Read more in the full article here.
Already been doing this.
Seems to help.
This kind of stuff is the BS that we used to make fun of Windows users for doing. Get it together, Apple!!!!
OS X has always had caches, so your comment is rather ignorant.
Howie, how often did you empty you cashes in OS X 10.2 through 10.6? Now it’s a maintenance task that you have to do reqularly. This is not the progress I expect from Apple. Mike has a point!
I do so as a troubleshooting step. Sometimes it works. Other times it doesn’t. I’ve done this with EVERY version of OS X since 10.0 shipped in March 2001. You’re making way too much of this. You might as well start bitching about having to trash preferences, or perform OS X reinstalls.
“I do so as a troubleshooting step. Sometimes it works. Other times it doesn’t.”
So you find this unpredictable behavior acceptable in the 10th major update of a software product? Why?
Troubleshooting is not an exact science. When I have no idea what is causing a problem, I start looking at cache files, preferences, configuration files, etc. For me, OS X has been rock solid with very few problems. No operating system is perfect. I’ve been working in I.T. supporting Apple products for over 15 years. Ask any I.T. pro, and they will tell you that they do the same things that I do.
It’s nowhere near being “a maintenance task that you have to do reqularly” with Mavericks. About as common as it was in earlier versions of OS X, in my experience.
I did have to worry about caches more often with earlier versions of OS X. Font caches were the worst. Since Lion, I’ve only had to clear out font caches one time, and that was actually because of a problem that the user caused, not because of anything wrong with OS X.
I’ve recently been experiencing occasional spontaneous Finder aborts/Restarts when copying large video files around, very unsettling when it happens; hope this fixes it.
Very helpful! I haven’t had this problem, but I’ve held onto this for my customers who might be affected.
Im my experience Apple and Cache don’t mix well!
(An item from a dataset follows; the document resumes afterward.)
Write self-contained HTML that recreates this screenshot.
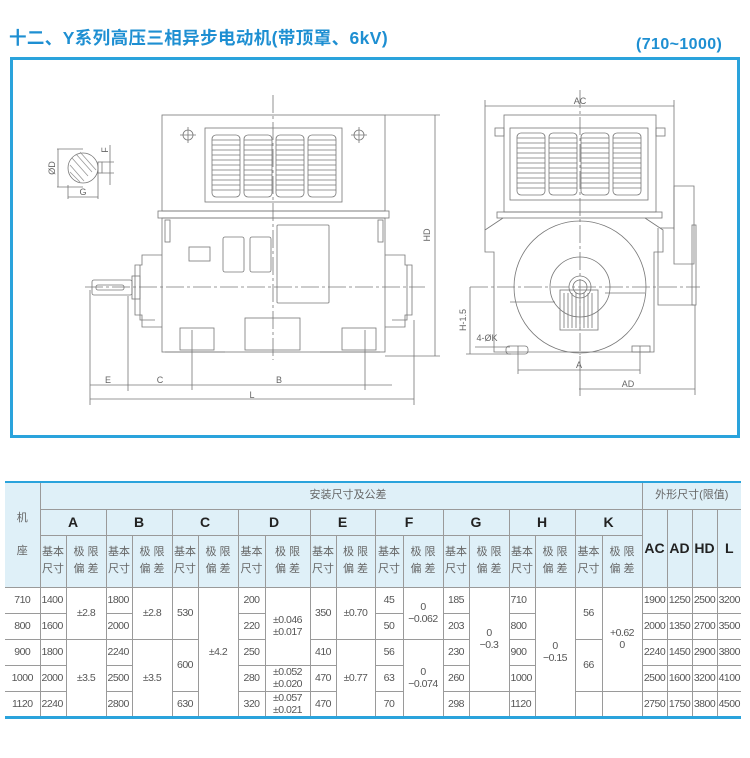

They need to get rid of all cache, instead they are adding more and creating more problems!
I’ll take some of Apple’s cache. They seem to have billions.
This trick became critical with buggy OS X 10.7.x Lion. I’ve been using it ever since.
Does dumping cache to speed up the Finder make sense? You’d think not. But it does! Naughty Finder! 😛
Does Apple actually still make computers? With all the breathless pants wetting over its new watch one wonders.